Some 80 municipalities across Poland have declared themselves "LGBT-free" over the past couple of years, drawing sharp criticism from the EU parliament. It also led the Commission to reject grant applications from six of the towns, which Warsaw decried as discriminatory.
Leaders of Poland's ruling ultra-conservative Law and Justice (PiS) party have increasingly cast LGBTIQ people as a threat to traditional families. Andrzej Duda, who won a second term as president this summer, said LGBT "ideology" is more dangerous than communism.
In Hungary, the populist government of Prime Minister Viktor Orban unveiled a draft bill on Tuesday to amend the constitution that would in effect ban adoption by same-sex couples.
The proposed legislation would bar anyone but married couples from adopting. As same-sex marriage is illegal in Hungary, same-sex couples could only adopt if one of the partners applied on their own.

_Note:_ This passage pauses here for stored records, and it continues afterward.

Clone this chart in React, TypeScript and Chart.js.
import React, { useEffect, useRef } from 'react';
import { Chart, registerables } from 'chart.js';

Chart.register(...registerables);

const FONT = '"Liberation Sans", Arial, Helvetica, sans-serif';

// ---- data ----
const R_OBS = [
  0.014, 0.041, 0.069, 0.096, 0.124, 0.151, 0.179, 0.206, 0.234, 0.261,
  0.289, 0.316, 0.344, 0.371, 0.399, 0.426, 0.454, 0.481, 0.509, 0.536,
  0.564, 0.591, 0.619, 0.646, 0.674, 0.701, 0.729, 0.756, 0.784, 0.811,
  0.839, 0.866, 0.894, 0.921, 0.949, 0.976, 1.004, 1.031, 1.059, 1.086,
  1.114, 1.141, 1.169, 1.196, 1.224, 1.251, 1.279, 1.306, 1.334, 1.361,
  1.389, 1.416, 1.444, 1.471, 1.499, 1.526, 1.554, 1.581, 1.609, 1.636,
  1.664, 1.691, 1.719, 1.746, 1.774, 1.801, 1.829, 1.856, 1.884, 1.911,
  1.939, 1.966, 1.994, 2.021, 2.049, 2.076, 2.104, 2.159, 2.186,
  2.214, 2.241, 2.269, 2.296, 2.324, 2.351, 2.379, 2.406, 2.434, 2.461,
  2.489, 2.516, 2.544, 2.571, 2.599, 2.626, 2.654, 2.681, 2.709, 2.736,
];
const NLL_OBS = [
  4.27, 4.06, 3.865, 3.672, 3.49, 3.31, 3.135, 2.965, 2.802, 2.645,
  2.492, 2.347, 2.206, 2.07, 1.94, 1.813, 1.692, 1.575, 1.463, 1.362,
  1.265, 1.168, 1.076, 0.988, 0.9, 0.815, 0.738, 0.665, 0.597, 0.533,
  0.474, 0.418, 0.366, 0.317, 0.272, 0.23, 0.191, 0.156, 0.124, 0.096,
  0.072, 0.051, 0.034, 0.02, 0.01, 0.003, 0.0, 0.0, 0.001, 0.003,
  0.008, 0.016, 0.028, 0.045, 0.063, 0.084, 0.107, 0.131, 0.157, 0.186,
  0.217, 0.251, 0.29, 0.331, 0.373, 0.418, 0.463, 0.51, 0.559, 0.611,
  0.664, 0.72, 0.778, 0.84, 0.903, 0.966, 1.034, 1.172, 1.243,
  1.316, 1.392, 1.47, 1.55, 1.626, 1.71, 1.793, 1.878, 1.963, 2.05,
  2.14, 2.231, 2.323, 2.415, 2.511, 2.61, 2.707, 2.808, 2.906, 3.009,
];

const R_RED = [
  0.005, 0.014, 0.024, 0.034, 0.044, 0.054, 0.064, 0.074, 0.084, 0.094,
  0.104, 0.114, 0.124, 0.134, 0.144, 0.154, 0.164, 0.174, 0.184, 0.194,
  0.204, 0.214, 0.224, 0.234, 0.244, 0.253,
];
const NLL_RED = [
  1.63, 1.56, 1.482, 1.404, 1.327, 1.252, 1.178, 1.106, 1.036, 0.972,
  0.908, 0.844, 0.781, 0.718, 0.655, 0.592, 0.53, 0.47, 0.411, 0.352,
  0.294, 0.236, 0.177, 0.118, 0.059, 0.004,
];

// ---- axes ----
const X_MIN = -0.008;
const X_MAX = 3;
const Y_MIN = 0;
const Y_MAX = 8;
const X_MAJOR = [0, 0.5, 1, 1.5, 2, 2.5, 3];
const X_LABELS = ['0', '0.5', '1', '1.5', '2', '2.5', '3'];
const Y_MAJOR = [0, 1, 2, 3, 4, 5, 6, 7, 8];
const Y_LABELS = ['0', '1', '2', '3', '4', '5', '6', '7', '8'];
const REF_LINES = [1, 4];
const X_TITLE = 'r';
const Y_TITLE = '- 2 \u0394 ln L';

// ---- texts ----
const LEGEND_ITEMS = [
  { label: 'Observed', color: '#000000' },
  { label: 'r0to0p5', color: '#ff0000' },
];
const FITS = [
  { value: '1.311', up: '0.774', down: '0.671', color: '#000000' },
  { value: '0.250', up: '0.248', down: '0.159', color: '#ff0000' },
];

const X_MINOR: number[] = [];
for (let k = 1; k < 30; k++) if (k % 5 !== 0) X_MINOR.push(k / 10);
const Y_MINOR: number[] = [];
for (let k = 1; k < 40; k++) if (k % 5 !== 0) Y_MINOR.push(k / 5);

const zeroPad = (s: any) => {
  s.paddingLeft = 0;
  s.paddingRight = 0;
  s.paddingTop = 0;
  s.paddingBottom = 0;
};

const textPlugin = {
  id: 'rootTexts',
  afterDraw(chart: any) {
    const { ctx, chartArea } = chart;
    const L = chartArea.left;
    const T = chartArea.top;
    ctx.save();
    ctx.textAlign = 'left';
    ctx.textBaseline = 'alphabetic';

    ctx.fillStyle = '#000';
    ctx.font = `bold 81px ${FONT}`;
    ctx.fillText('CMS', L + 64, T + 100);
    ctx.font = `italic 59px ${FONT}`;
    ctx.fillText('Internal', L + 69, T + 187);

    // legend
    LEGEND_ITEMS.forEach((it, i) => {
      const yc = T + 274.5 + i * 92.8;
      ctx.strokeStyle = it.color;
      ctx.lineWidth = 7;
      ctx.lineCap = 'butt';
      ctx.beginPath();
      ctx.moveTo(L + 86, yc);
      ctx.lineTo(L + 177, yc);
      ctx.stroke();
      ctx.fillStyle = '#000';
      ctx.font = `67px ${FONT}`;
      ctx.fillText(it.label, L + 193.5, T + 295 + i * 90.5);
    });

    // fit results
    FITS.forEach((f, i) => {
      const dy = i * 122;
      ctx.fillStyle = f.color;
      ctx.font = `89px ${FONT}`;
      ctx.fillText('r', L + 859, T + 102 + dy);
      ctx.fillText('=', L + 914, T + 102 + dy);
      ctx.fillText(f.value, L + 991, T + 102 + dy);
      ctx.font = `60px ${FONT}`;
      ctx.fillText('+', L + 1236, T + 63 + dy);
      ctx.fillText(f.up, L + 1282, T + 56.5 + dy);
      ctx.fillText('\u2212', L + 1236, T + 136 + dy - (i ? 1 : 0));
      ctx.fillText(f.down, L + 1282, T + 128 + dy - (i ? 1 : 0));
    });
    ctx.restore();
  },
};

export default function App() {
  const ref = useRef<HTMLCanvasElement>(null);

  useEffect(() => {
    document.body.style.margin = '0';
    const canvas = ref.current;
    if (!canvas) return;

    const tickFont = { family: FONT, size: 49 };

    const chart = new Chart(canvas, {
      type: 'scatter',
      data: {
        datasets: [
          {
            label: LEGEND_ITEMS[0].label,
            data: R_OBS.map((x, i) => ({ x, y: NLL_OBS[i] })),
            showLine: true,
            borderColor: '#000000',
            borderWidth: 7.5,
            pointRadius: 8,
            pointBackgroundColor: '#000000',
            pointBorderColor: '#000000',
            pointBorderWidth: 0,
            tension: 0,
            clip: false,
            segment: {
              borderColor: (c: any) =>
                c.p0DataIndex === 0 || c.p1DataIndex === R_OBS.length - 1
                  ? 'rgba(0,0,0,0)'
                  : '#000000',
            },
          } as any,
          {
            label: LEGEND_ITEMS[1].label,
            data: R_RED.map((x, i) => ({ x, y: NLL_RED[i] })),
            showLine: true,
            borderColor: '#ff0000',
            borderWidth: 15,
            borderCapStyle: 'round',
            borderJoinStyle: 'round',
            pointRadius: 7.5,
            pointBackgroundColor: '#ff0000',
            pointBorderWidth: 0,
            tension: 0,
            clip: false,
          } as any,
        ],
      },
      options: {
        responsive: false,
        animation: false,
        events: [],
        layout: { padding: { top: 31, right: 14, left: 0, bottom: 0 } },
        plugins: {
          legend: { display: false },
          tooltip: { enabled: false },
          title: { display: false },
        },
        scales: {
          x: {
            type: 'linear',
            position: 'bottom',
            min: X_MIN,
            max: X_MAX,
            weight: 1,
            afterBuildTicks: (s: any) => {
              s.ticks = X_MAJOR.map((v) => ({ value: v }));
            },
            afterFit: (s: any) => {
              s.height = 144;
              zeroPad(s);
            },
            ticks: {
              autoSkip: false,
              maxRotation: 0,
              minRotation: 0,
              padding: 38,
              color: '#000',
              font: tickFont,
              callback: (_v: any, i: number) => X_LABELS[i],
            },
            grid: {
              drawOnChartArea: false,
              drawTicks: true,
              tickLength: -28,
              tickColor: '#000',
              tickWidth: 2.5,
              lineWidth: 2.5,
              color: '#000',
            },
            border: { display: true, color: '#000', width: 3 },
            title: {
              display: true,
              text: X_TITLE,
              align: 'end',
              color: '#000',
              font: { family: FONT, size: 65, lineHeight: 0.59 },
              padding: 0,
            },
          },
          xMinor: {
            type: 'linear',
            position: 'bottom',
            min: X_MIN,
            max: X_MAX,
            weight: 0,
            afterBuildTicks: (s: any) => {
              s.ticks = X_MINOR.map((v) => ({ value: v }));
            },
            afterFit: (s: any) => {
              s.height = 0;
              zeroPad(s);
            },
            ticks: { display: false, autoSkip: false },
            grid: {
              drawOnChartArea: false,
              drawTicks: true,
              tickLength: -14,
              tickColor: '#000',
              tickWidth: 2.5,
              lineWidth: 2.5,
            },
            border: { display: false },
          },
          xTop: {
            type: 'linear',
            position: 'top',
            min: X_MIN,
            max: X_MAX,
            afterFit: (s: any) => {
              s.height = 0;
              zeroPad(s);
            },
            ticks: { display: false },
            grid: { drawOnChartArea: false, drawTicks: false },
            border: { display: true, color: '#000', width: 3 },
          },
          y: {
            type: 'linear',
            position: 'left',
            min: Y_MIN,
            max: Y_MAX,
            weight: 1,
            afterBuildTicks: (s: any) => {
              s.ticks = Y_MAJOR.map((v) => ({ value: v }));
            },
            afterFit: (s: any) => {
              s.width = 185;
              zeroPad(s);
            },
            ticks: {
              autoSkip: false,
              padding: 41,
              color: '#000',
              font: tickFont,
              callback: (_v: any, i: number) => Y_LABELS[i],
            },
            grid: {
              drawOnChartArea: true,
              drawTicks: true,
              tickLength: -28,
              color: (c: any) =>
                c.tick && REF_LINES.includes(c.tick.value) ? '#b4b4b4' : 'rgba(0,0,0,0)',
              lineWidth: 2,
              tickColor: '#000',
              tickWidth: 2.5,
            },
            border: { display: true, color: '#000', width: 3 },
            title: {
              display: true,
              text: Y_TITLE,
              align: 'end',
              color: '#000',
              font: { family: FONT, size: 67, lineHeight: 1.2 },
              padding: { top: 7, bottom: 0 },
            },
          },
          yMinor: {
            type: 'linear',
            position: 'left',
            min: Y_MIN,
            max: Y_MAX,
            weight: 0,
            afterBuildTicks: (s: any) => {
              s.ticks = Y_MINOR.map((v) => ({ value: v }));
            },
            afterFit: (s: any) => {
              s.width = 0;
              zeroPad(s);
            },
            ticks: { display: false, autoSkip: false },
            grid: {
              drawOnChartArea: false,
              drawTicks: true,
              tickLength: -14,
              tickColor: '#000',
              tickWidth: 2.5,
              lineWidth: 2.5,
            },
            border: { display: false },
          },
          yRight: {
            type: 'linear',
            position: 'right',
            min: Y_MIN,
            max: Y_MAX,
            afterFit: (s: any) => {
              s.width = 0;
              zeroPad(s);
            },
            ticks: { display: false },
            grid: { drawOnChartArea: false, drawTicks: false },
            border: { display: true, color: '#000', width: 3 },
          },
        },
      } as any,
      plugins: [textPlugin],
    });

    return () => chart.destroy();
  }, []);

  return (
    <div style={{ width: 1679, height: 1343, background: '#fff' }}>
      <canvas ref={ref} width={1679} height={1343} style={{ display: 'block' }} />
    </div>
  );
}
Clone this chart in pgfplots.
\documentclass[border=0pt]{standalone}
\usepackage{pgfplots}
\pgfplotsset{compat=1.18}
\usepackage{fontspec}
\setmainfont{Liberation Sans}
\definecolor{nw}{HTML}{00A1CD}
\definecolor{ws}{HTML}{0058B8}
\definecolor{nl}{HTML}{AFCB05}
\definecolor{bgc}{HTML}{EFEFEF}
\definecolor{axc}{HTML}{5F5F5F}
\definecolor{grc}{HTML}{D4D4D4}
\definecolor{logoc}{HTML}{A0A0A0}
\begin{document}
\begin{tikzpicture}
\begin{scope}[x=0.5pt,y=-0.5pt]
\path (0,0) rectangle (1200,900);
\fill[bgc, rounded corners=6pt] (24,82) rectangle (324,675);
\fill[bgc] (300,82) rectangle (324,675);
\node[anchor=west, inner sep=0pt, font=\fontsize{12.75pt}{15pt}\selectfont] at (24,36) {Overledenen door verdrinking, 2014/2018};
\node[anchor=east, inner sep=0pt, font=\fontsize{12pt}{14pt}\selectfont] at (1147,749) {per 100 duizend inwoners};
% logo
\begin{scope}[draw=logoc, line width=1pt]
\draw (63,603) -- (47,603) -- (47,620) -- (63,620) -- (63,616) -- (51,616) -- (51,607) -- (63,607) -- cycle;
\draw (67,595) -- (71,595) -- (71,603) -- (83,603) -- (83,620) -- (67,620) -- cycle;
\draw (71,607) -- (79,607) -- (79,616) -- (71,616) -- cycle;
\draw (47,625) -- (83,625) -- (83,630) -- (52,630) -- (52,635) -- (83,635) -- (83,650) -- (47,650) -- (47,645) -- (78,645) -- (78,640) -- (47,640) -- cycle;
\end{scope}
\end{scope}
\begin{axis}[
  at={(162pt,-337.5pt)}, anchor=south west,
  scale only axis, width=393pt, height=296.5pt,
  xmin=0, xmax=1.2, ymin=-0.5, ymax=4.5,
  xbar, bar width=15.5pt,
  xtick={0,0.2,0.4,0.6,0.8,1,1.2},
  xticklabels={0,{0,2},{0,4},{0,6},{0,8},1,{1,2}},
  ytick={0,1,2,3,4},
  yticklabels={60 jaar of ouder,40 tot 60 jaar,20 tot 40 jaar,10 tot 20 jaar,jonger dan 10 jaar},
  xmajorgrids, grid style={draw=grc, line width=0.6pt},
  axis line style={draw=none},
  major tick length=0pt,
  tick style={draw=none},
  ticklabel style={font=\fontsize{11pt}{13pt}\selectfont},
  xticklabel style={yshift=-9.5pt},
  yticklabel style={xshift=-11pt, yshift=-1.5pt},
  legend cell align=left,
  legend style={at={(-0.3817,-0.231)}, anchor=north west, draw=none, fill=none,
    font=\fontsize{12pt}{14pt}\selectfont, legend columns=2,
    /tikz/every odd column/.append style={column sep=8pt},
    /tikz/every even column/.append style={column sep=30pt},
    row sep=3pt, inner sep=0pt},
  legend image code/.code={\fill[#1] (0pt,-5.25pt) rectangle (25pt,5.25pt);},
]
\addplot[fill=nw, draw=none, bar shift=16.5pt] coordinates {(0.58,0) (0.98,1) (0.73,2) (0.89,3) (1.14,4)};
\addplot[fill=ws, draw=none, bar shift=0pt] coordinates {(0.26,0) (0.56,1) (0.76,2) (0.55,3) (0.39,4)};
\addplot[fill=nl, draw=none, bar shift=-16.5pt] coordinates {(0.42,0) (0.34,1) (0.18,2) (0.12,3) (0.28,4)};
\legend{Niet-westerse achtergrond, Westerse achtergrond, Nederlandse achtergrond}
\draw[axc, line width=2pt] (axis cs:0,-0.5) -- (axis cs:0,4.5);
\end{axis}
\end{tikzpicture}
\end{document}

Earlier this year, Hungarian lawmakers also approved a bill banning the legal recognition of transgender and intersex citizens.
Fourteen of the EU's member states as well as the UK have made same-sex marriage legal. Several others have some form of same-sex civil unions. Bulgaria, Latvia, Lithuania, Poland, Romania and Slovakia do not provide for registered partnership.
All have to allow entry to the non-EU partner of an EU citizen if the partnership was registered abroad, although the level of rights they will get will differ.
According to the Commission, 76 per cent of EU citizens agreed in 2019 that lesbian, gay, and bisexual people should have equal rights to heterosexual people, up from 71 per cent in 2015.
However, discrimination on grounds of sexual orientation has been increasing over the past eight years. Last year, 43 per cent of LGBT people in the EU declared they felt discriminated against, compared to 37 per cent in 2012.